The emphasis is on minimisation of inventory through various techniques. Lean supply is therefore suitable in situations where demand is highly predictable and products are mostly standard.

This is supported by many empirical examples, such as found in most automotive supply chains. Where stable conditions prevail and with it, all associated tools and techniques such as total quality, six sigma, business process re-engineering, etc, lean supply can be successfully engaged.

This will require long-term collaborative relationships will suppliers to ensure efficiency is maximised. Suppliers are expected to provide defect-free materials at the right time to meet customer requirements.

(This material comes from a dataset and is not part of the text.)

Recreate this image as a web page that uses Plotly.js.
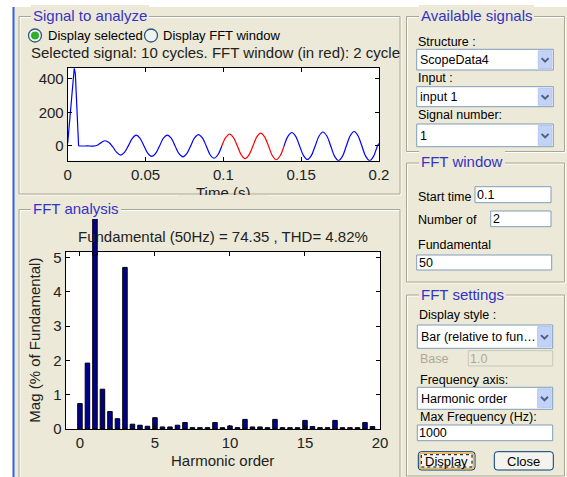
<!DOCTYPE html>
<html><head><meta charset="utf-8">
<script src="https://cdn.plot.ly/plotly-3.0.1.min.js"></script>
<style>html,body{margin:0;padding:0;background:#fff;overflow:hidden}#chart{width:567px;height:477px}</style>
</head><body><div id="chart"></div>
<script>
// ---------------- data ----------------
const spikeTime  = [0, 0.001, 0.002, 0.003, 0.0037, 0.0042, 0.0049, 0.006, 0.007];
const spikeValue = [17, 128, 240, 350, 440, 462, 430, 212, 0];
const waveTime = [0.007, 0.009, 0.0115, 0.014, 0.0165, 0.019, 0.0215, 0.024, 0.0265, 0.029,
  0.0315, 0.034, 0.0365, 0.039, 0.0415, 0.044, 0.0465, 0.049, 0.0515, 0.054,
  0.0565, 0.059, 0.0615, 0.064, 0.0665, 0.069, 0.0715, 0.074, 0.0765, 0.079,
  0.0815, 0.084, 0.0865, 0.089, 0.0915, 0.094, 0.0965, 0.099, 0.1015, 0.104,
  0.1065, 0.109, 0.1115, 0.114, 0.1165, 0.119, 0.1215, 0.124, 0.1265, 0.129,
  0.1315, 0.134, 0.1365, 0.139, 0.1415, 0.144, 0.1465, 0.149, 0.1515, 0.154,
  0.1565, 0.159, 0.1615, 0.164, 0.1665, 0.169, 0.1715, 0.174, 0.1765, 0.179,
  0.1815, 0.184, 0.1865, 0.189, 0.1915, 0.194, 0.1965, 0.199, 0.2];
const waveValue = [0, 0, 0, 0, -1, 4, 20, 31, 21, -6,
  -38, -54, -38, 2, 45, 64, 45, 0, -44, -62,
  -44, 0, 46, 65, 46, 0, -46, -65, -46, 0,
  48, 68, 48, 0, -52, -73, -52, 0, 50, 71,
  50, 0, -53, -75, -53, 0, 54, 76, 54, 0,
  -58, -82, -58, 0, 57, 80, 57, 0, -57, -80,
  -57, 0, 59, 83, 59, 0, -62, -87, -62, 0,
  61, 86, 61, 0, -62, -87, -62, 0, 14];
const fftWindow = [0.099, 0.139];           // FFT window shown in red (2 cycles)
const timeTicks = [0, 0.05, 0.1, 0.15, 0.2];
const signalTicks = [0, 200, 400];

const harmonicOrder = [0, 0.5, 1, 1.5, 2, 2.5, 3, 3.5, 4, 4.5, 5, 5.5, 6, 6.5, 7, 7.5, 8, 8.5, 9, 9.5,
  10, 10.5, 11, 11.5, 12, 12.5, 13, 13.5, 14, 14.5, 15, 15.5, 16, 16.5, 17, 17.5, 18, 18.5, 19, 19.5];
const magnitude = [0.74, 1.92, 100, 1.16, 0.51, 0.30, 4.71, 0.14, 0.11, 0.08,
  0.33, 0.06, 0.06, 0.11, 0.19, 0.04, 0.04, 0.04, 0.19, 0.04,
  0.09, 0.04, 0.28, 0.06, 0.06, 0.04, 0.28, 0.04, 0.04, 0.04,
  0.25, 0.07, 0.04, 0.04, 0.25, 0.04, 0.04, 0.04, 0.19, 0.07];
const harmonicTicks = [0, 5, 10, 15, 20];
const magTicks = [0, 1, 2, 3, 4, 5];

// ---------------- layout helpers ----------------
const W = 567, H = 477;
const px = v => v / W, py = v => 1 - v / H;
const BG = '#ECE9D8', BLUE = '#3434C4', UI = 'Liberation Sans, Arial, sans-serif';
const AX = 'Liberation Sans, Arial, sans-serif';
const shapes = [], annotations = [];

function box(x0, y0, x1, y1, fill, line, lw, extra) {
  shapes.push(Object.assign({type: 'rect', xref: 'paper', yref: 'paper', layer: 'above',
    x0: px(x0), x1: px(x1), y0: py(y1), y1: py(y0),
    fillcolor: fill || 'rgba(0,0,0,0)',
    line: {color: line || 'rgba(0,0,0,0)', width: lw == null ? 1 : lw}}, extra || {}));
}
function path(pts, color, lw, fill) {
  let d = '';
  pts.forEach((p, i) => { d += (i ? ' L ' : 'M ') + px(p[0]) + ',' + py(p[1]); });
  if (fill) d += ' Z';
  shapes.push({type: 'path', xref: 'paper', yref: 'paper', layer: 'above', path: d,
    line: {color: color, width: lw}, fillcolor: fill || 'rgba(0,0,0,0)'});
}
function rpath(x0, y0, x1, y1, r) {
  const X = px, Y = py;
  return 'M ' + X(x0 + r) + ',' + Y(y0) + ' L ' + X(x1 - r) + ',' + Y(y0) +
    ' Q ' + X(x1) + ',' + Y(y0) + ' ' + X(x1) + ',' + Y(y0 + r) +
    ' L ' + X(x1) + ',' + Y(y1 - r) + ' Q ' + X(x1) + ',' + Y(y1) + ' ' + X(x1 - r) + ',' + Y(y1) +
    ' L ' + X(x0 + r) + ',' + Y(y1) + ' Q ' + X(x0) + ',' + Y(y1) + ' ' + X(x0) + ',' + Y(y1 - r) +
    ' L ' + X(x0) + ',' + Y(y0 + r) + ' Q ' + X(x0) + ',' + Y(y0) + ' ' + X(x0 + r) + ',' + Y(y0) + ' Z';
}
function txt(x, y, s, o) {
  o = o || {};
  const a = {xref: 'paper', yref: 'paper', x: px(x), y: py(y), text: s, showarrow: false,
    xanchor: o.xa || 'left', yanchor: o.ya || 'middle',
    font: {family: o.fam || UI, size: o.size || 12.5, color: o.color || '#000'},
    borderpad: o.pad == null ? 0 : o.pad, borderwidth: 0, textangle: o.angle || 0};
  if (o.bg) a.bgcolor = o.bg;
  if (o.w) a.width = o.w;
  if (o.h) a.height = o.h;
  annotations.push(a);
}
function panel(x0, y0, x1, y1, title, tx) {
  box(x0 + 1, y0 + 1, x1 + 1, y1 + 1, null, '#FFFFFF', 1);
  box(x0, y0, x1, y1, null, '#A8A696', 1);
  txt(tx, y0 - 1, title, {size: 15, color: BLUE, bg: BG, pad: 2});
}
function chevron(cx, cy) {
  path([[cx - 3.5, cy - 1.5], [cx, cy + 2], [cx + 3.5, cy - 1.5]], '#4D6185', 2);
}
function dropdown(x0, y0, x1, y1, label) {
  box(x0, y0, x1, y1, '#FFFFFF', '#7F9DB9', 1);
  box(x1 - 15, y0 + 1.5, x1 - 1.5, y1 - 1.5, '#C3D3F8', '#B4C7F2', 1);
  chevron(x1 - 8.2, (y0 + y1) / 2);
  txt(x0 + 3.5, (y0 + y1) / 2 + 0.5, label);
}
function edit(x0, y0, x1, y1, label, disabled) {
  box(x0, y0, x1, y1, disabled ? BG : '#FFFFFF', disabled ? '#C9C7BA' : '#7F9DB9', 1);
  txt(x0 + 2, (y0 + y1) / 2 + 0.3, label, {color: disabled ? '#ACA899' : '#000'});
}
function button(x0, y0, x1, y1, label, focused) {
  shapes.push({type: 'path', xref: 'paper', yref: 'paper', layer: 'above', path: rpath(x0, y0, x1, y1, 3),
    fillcolor: '#F4F3EE', line: {color: '#003C74', width: 1}});
  if (focused) {
    shapes.push({type: 'path', xref: 'paper', yref: 'paper', layer: 'above', path: rpath(x0 + 1.5, y0 + 1.5, x1 - 1.5, y1 - 1.5, 2),
      fillcolor: 'rgba(0,0,0,0)', line: {color: '#F2B54D', width: 1.5}});
    box(x0 + 3, y0 + 3, x1 - 3, y1 - 3, null, '#000', 1, {line: {color: '#000', width: 1, dash: 'dot'}});
  }
  txt((x0 + x1) / 2, (y0 + y1) / 2 + 0.5, label, {xa: 'center', size: 13});
}
function radio(cx, cy, on) {
  shapes.push({type: 'circle', xref: 'paper', yref: 'paper', layer: 'above',
    x0: px(cx - 6.5), x1: px(cx + 6.5), y0: py(cy + 6.5), y1: py(cy - 6.5),
    fillcolor: '#F3F3EE', line: {color: '#2A5A80', width: 1.3}});
  if (on) shapes.push({type: 'circle', xref: 'paper', yref: 'paper', layer: 'above',
    x0: px(cx - 3.6), x1: px(cx + 3.6), y0: py(cy + 3.6), y1: py(cy - 3.6),
    fillcolor: '#2DB22D', line: {color: '#1F9A1F', width: 0.8}});
}

// ---------------- window chrome ----------------
box(0, 0, 567, 7, '#FFFFFF', null, 0);
box(0, 0, 12.5, 477, '#FFFFFF', null, 0);
box(12.5, 7, 14.5, 477, '#2E64E8', null, 0);

// ---------------- panels ----------------
panel(19, 16.5, 400, 194, 'Signal to analyze', 31);
panel(19, 209.5, 400, 490, 'FFT analysis', 31);
panel(406.5, 16.5, 564.5, 151.5, 'Available signals', 419);
panel(406.5, 163, 564.5, 282, 'FFT window', 419);
panel(406.5, 295, 564.5, 476, 'FFT settings', 419);

// signal panel widgets
radio(35, 35.5, true);
txt(47.5, 35.5, 'Display selected', {size: 13});
radio(151, 35.5, false);
txt(163, 35.5, 'Display FFT window', {size: 13});
txt(30.5, 52.5, 'Selected signal: 10 cycles. FFT window (in red): 2 cycle', {size: 15, color: '#222'});

// available signals
txt(418.3, 41.5, 'Structure :');
dropdown(416.7, 49.3, 553.3, 70, 'ScopeData4');
txt(418.3, 77.5, 'Input :');
dropdown(416.7, 86.7, 553.3, 106.7, 'input 1');
txt(418.3, 114.5, 'Signal number:');
dropdown(416.7, 124, 553.3, 146.7, '1');

// FFT window
txt(418.3, 196.5, 'Start time');
edit(475, 186.7, 551, 202.7, '0.1');
txt(418.3, 220, 'Number of');
edit(490.7, 211, 551, 226.7, '2');
txt(418.3, 245, 'Fundamental');
edit(416.7, 255, 551.7, 270, '50');

// FFT settings
txt(418.7, 315, 'Display style :');
dropdown(417.3, 325, 552.7, 348.3, 'Bar (relative to fun…');
txt(420, 359.3, 'Base', {color: '#ACA899'});
edit(468.3, 350.7, 552.7, 366, '1.0', true);
txt(420, 380, 'Frequency axis:');
dropdown(417.3, 387.3, 552.7, 409.3, 'Harmonic order');
txt(420, 416.7, 'Max Frequency (Hz):');
edit(417.3, 425, 552.7, 440.7, '1000');
button(418.3, 451.7, 475, 470, 'Display', true);
button(494.3, 451.7, 553.3, 470, 'Close', false);

// ---------------- plot areas ----------------
const sig = {x0: 67.7, x1: 379, y0: 68, y1: 160.7};
const fft = {x0: 65.7, x1: 380, y0: 252.3, y1: 429};

// axis titles / chart title (as text)
txt((sig.x0 + sig.x1) / 2, 192, 'Time (s)', {xa: 'center', size: 15, fam: AX, color: '#222'});
txt((sig.x0 + sig.x1) / 2, 201.8, ' ', {xa: 'center', bg: BG, w: 90, h: 12.5});
txt((fft.x0 + fft.x1) / 2, 236.7, 'Fundamental (50Hz) = 74.35 , THD= 4.82%', {xa: 'center', size: 15, fam: AX, color: '#222'});
txt((fft.x0 + fft.x1) / 2, 460, 'Harmonic order', {xa: 'center', size: 15, fam: AX, color: '#222'});
txt(35, (fft.y0 + fft.y1) / 2, 'Mag (% of Fundamental)', {xa: 'center', size: 15, fam: AX, color: '#222', angle: -90});

// ---------------- traces ----------------
const eps = 1e-9;
const idxBefore = waveTime.map((t, i) => i).filter(i => waveTime[i] <= fftWindow[0] + eps);
const idxWin = waveTime.map((t, i) => i).filter(i => waveTime[i] >= fftWindow[0] - eps && waveTime[i] <= fftWindow[1] + eps);
const idxAfter = waveTime.map((t, i) => i).filter(i => waveTime[i] >= fftWindow[1] - eps);
const pick = (idx, arr) => idx.map(i => arr[i]);
const waveLine = c => ({color: c, width: 1.2, shape: 'spline', smoothing: 1});
const traces = [
  {type: 'scatter', mode: 'lines', x: spikeTime, y: spikeValue, xaxis: 'x', yaxis: 'y',
    line: {color: '#0000FF', width: 1.2}, hoverinfo: 'skip'},
  {type: 'scatter', mode: 'lines', x: pick(idxBefore, waveTime), y: pick(idxBefore, waveValue), xaxis: 'x', yaxis: 'y',
    line: waveLine('#0000FF'), hoverinfo: 'skip'},
  {type: 'scatter', mode: 'lines', x: pick(idxWin, waveTime), y: pick(idxWin, waveValue), xaxis: 'x', yaxis: 'y',
    line: waveLine('#FF0000'), hoverinfo: 'skip'},
  {type: 'scatter', mode: 'lines', x: pick(idxAfter, waveTime), y: pick(idxAfter, waveValue), xaxis: 'x', yaxis: 'y',
    line: waveLine('#0000FF'), hoverinfo: 'skip'},
  {type: 'bar', x: harmonicOrder, y: magnitude, xaxis: 'x2', yaxis: 'y2', width: 0.3,
    marker: {color: '#00008C', line: {color: '#000000', width: 1}}, hoverinfo: 'skip'}
];

// part of the over-range (fundamental) bar drawn above the axes box, as in the original
const magTop = 5.15, barW = 0.3;
const overTopPx = 218.3;
harmonicOrder.forEach((h, i) => {
  if (magnitude[i] > magTop) {
    shapes.push({type: 'rect', xref: 'x2', yref: 'paper', layer: 'above',
      x0: h - barW / 2, x1: h + barW / 2, y0: py(fft.y0 + 3), y1: py(overTopPx),
      fillcolor: '#00008C', line: {color: '#000000', width: 1}});
  }
});

const tickfont = {family: AX, size: 15, color: '#222'};
const axBase = {showline: true, linecolor: '#000', linewidth: 1, mirror: 'allticks', ticks: 'inside',
  ticklen: 4, tickcolor: '#000', showgrid: false, zeroline: false, tickfont: tickfont, fixedrange: true};

const layout = {
  width: W, height: H, margin: {l: 0, r: 0, t: 0, b: 0}, autosize: false,
  paper_bgcolor: BG, plot_bgcolor: '#FFFFFF', showlegend: false,
  xaxis: Object.assign({}, axBase, {domain: [px(sig.x0), px(sig.x1)], range: [0, 0.2], tickvals: timeTicks,
    ticktext: timeTicks.map(String), anchor: 'y'}),
  yaxis: Object.assign({}, axBase, {domain: [py(sig.y1), py(sig.y0)], range: [-87.5, 463.5], tickvals: signalTicks, anchor: 'x'}),
  xaxis2: Object.assign({}, axBase, {domain: [px(fft.x0), px(fft.x1)], range: [-0.95, 20], tickvals: harmonicTicks, anchor: 'y2'}),
  yaxis2: Object.assign({}, axBase, {domain: [py(fft.y1), py(fft.y0)], range: [0, magTop], tickvals: magTicks, anchor: 'x2'}),
  shapes: shapes, annotations: annotations, bargap: 0
};

Plotly.newPlot('chart', traces, layout, {staticPlot: true, displayModeBar: false});
</script>
</body></html>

On the contrary, agile supply chains are required to quickly respond to supply chain new demands as the name suggests. This is necessary were predictability of demand is low and product standardisation is also low.

Demand for new products and new innovation is very high resulting in unpredictable order volumes. In order to meet customer demands, agile supply chains are focused on nippy lead times and rapid responses to customer needs.

For fashion industry and retail sector to survive, they have to settle in agile supply chains. Although the conditions are unstable, the focus on responsiveness, innovation and design is required. Although the philosophy is different from lean SCM, strong base of collaborative relationships is still a necessity.

There are instances where product standardisation is high, but demand is highly unpredictable and orders are fulfilled using existing stocks. In order to survive, companies operating in this environment would want to ensure they build stocks.

Businesses that deal with spare parts operate inventory-based SCM.

There are situations where the products demanded are non-standard and the predictability of such demand will be low. These type of supply chains are difficult to manage and most institutions use a wait-and-see or “postponement” strategy where finished goods are stored in readiness to fulfil demand as it has become known.

Understanding the distinction between lean and agile supply chains assists to help define the strategic contribution of the supply chain. It further assists to align supply-based activities with the operational goals and objectives of the organisation.

Definition of parameters of successful buyer-supplier relationships is possible. To enhance SCM activities, managers need to go further than theoretical distinction of lean and agile; they need to be able to design strategies that fit the theoretical distinctions.